Tímidamente la sonrío y le pregunto que por qué, a un paso que representa el momento en que a Cristo lo trasladan al Sepulcro, lo llaman “La Pulga”. “Porque una mano de Cristo tiene dos dedos tan juntitos, que parece que está aplastando una”, me dice.

¡Qué encantadora de niña! Sus abuelos la miran orgullosos mientras, de fondo, se oye Mater Mea, una de mis marchas favoritas. Poco a poco, la música se adentra más en mis oídos y es por ello que vuelvo a la procesión para ver la siguiente escena del funeral: San Juan y la Virgen. Y es que ya lo dijo Jesús: “Juan, he ahí a tu madre. Mujer, he ahí a tu Hijo”.
 

Ellos mismos encabezan el paso del Retorno del Sepulcro, eso sí, en un grupo escultórico más completo. Viene muy tranquilo, sin música. Como en cualquier funeral, todas las voces y sonidos se apagan en el momento exacto de enterrar a nuestros seres queridos. Es un momento de silencio absoluto. Todo se apaga.

Sin embargo, a continuación, veo el cuerpo muerto de Cristo en una hermosa Urna de madera. Esta vez, la marcha fúnebre de Chopin sustituye al silencio, pero el dolor es igual de intenso.

Y para finalizar, esta vez sí, la Virgen de los Clavos. Ahora, la niña es la que me habla directamente a mí y me dice que es “la última obra de Ramón Álvarez”. Así pues he podido disfrutar, en una misma procesión, de la primera y última gubia del imaginero. “¡La única que va bajo palio!”, me repite sin cesar. Y la veo marchar. Lenta. Mirando al cielo. Preguntándose por qué. Y yo también me lo pregunto… ¿Por qué?

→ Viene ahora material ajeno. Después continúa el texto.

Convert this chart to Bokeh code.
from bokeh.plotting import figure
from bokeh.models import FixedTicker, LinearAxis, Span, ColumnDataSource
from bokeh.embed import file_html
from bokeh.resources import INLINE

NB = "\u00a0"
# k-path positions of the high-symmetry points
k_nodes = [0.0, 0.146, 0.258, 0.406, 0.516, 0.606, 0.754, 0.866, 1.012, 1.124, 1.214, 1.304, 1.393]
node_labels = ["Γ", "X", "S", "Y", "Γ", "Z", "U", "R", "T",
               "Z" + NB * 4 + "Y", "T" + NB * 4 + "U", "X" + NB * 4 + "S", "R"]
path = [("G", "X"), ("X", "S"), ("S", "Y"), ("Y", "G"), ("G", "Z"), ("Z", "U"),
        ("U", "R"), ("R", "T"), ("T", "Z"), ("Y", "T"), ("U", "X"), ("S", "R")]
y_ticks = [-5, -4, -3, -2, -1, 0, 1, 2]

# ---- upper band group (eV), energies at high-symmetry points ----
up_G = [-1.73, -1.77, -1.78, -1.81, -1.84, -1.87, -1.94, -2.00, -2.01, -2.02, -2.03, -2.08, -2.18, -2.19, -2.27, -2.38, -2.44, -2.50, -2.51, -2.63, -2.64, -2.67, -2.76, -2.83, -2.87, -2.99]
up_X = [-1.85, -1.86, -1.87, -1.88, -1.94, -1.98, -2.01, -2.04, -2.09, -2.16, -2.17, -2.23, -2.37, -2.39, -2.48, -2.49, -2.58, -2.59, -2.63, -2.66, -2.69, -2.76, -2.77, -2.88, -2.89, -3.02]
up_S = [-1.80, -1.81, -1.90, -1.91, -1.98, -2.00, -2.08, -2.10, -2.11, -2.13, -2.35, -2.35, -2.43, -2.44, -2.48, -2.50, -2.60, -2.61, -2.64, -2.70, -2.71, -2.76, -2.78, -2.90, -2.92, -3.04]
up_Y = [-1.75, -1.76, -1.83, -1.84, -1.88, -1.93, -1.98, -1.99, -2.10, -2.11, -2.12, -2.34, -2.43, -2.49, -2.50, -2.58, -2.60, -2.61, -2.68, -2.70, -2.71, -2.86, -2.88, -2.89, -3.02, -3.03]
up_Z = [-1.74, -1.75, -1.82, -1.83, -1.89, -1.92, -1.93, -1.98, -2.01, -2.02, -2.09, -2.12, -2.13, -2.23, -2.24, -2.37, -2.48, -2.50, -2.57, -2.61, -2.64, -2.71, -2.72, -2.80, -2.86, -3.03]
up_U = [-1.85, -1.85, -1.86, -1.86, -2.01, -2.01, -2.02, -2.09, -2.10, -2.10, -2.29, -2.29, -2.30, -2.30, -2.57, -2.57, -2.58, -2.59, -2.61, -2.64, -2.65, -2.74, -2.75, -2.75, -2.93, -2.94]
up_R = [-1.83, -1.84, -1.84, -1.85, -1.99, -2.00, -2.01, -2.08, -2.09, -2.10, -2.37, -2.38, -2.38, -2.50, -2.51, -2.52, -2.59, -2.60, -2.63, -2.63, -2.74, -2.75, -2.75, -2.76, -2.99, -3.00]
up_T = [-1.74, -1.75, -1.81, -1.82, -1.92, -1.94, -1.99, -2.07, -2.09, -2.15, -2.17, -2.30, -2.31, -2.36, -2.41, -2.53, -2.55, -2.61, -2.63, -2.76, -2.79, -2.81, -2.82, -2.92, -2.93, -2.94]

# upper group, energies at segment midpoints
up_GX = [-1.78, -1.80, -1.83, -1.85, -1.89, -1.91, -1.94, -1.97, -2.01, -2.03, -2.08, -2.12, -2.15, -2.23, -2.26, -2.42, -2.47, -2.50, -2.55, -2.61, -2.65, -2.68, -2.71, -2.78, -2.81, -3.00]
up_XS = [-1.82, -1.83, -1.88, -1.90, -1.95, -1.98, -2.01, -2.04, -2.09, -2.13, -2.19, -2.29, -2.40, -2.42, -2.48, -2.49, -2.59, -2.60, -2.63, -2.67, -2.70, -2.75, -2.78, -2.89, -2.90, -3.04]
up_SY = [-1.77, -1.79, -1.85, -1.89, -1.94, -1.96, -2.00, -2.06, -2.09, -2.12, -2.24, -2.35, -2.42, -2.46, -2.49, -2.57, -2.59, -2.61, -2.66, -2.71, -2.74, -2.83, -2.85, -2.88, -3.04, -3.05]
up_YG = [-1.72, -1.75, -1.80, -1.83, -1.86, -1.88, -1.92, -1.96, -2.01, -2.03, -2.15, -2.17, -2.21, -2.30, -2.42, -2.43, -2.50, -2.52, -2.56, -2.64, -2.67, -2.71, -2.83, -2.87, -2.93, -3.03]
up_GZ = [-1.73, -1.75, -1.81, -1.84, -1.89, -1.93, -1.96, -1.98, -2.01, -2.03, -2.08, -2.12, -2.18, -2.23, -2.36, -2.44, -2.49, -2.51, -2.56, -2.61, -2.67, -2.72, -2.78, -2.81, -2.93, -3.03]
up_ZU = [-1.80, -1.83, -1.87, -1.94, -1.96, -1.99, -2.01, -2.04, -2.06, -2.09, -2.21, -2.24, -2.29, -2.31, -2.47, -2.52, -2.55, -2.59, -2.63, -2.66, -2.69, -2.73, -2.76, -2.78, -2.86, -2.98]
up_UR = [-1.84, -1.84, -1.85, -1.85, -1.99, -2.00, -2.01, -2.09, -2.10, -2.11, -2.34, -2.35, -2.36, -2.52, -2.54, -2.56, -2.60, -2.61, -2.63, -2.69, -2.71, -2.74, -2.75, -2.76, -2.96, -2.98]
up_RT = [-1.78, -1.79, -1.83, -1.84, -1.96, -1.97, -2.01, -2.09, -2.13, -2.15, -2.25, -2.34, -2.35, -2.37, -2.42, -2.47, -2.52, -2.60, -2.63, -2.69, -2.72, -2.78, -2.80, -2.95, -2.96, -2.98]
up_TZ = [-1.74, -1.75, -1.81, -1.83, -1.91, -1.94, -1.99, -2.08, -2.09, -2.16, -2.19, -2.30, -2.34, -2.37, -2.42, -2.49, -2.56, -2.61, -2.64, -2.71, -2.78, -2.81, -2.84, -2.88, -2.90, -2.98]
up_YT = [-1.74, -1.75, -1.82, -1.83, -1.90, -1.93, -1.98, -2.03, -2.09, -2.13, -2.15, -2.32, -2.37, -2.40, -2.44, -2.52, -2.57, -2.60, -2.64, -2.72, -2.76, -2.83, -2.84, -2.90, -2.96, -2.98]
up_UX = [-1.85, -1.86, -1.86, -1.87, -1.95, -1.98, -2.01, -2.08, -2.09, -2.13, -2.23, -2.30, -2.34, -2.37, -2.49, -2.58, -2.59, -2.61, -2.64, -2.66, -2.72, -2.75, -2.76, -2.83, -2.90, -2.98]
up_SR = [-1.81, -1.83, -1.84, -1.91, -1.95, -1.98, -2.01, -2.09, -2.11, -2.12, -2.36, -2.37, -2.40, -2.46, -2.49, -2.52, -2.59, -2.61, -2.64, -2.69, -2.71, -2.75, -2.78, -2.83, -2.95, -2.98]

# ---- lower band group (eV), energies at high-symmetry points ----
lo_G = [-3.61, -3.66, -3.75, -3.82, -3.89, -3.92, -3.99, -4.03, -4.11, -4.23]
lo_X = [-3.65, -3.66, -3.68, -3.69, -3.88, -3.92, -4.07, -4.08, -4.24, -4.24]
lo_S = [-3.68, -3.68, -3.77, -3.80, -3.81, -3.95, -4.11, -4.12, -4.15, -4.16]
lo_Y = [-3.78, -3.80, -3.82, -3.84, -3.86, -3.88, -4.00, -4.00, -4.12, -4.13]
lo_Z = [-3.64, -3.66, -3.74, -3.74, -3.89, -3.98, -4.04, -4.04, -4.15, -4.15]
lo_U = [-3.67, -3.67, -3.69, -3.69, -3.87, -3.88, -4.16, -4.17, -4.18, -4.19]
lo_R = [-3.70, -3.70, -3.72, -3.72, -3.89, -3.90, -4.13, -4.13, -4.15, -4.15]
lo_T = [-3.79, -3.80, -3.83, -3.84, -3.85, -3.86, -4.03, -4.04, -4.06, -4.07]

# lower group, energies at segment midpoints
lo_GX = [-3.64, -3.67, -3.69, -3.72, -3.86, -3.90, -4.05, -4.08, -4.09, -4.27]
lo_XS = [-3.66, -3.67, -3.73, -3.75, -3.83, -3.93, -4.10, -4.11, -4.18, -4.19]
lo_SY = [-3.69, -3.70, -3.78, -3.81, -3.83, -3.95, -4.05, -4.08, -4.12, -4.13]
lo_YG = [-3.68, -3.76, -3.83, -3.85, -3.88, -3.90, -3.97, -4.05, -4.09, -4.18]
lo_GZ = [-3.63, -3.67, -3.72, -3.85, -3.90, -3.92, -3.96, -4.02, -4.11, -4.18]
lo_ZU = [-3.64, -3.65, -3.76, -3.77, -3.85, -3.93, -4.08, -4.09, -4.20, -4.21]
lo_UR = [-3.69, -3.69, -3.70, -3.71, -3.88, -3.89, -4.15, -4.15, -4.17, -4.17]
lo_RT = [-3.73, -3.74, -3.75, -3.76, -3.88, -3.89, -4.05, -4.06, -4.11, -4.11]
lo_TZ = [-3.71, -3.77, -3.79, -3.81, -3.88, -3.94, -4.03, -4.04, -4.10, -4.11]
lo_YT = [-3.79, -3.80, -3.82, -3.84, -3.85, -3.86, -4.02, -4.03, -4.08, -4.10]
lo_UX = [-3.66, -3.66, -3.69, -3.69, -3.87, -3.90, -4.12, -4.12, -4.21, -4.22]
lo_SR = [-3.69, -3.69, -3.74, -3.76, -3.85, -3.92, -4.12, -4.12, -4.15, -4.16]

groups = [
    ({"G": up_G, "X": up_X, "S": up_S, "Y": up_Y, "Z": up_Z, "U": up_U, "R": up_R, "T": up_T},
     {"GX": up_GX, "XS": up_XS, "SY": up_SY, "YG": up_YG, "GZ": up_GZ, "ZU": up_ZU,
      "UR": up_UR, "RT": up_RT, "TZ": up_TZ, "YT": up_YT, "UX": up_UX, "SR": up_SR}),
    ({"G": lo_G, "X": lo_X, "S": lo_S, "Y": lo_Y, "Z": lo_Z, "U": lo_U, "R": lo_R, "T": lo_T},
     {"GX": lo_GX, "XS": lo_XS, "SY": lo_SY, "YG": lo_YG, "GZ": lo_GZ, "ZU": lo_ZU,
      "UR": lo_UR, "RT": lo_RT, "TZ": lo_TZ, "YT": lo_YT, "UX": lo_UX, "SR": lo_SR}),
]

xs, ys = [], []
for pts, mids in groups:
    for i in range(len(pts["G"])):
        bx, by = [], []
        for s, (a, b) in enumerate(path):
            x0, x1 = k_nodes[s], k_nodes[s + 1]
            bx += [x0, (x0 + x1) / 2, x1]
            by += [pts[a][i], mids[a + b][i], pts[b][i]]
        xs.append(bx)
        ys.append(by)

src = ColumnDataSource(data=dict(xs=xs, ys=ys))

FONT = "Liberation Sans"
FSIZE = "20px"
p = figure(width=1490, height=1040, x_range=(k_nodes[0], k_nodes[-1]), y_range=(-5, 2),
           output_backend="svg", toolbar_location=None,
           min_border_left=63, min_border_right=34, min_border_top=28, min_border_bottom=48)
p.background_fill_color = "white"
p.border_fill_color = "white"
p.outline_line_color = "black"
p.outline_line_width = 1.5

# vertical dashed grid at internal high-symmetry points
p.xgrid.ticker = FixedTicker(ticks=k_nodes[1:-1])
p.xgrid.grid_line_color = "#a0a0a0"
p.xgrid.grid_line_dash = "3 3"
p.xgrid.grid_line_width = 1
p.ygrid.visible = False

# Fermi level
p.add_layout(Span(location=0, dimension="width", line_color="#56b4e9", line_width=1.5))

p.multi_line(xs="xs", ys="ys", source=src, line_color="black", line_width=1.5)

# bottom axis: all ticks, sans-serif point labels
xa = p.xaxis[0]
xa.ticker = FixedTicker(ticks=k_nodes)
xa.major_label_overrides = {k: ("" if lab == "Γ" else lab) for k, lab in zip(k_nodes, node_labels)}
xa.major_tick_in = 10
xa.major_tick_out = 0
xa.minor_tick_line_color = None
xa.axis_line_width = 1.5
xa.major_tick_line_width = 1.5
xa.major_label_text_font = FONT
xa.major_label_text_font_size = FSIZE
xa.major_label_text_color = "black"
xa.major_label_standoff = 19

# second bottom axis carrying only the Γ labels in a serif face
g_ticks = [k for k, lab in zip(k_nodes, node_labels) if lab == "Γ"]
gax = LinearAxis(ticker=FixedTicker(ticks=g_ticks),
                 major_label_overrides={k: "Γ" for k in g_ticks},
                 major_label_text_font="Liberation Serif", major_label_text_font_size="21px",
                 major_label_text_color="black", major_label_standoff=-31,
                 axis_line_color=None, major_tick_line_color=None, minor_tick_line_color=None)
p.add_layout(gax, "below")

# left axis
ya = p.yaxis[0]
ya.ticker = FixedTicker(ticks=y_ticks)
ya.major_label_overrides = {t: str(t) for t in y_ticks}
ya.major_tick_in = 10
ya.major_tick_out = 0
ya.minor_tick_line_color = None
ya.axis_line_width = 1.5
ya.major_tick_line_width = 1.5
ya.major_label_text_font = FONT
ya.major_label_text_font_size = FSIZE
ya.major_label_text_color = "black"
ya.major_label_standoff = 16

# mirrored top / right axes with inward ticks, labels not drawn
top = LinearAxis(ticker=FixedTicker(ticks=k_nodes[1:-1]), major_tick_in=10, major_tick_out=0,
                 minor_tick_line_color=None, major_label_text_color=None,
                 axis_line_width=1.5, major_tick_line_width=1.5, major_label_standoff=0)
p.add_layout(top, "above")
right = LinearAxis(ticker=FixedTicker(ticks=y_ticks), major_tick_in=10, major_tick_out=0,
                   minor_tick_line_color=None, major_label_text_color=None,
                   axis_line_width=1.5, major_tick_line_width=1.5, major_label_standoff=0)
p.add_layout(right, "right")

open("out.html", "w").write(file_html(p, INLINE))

Acabado el cortejo, me doy la vuelta para darle las gracias a la niña, pero no la encuentro. No obstante, a lo lejos, la veo marchar cogida de las manos de sus abuelos. Se la ve feliz, contenta, orgullosa de pertenecer a una Semana Santa como la de Zamora.

Y yo, paralizado viéndola marchar, sonrío por ella. Sonrío por sus abuelos. Y sonrío por todos los zamoranos que están conservando esta grandiosa Semana Santa pues, gracias a ellos, he vivido una tarde, la del Viernes Santo, inigualable. Sonrío por ellos y, desde hoy mismo, también sonrío por mí.


*Extractos de este relato están basados en hechos reales y, por eso, se lo dedico a Carmen. Y a todos los niños y niñas que aprenden con mis palabras a amar nuestra Semana Santa.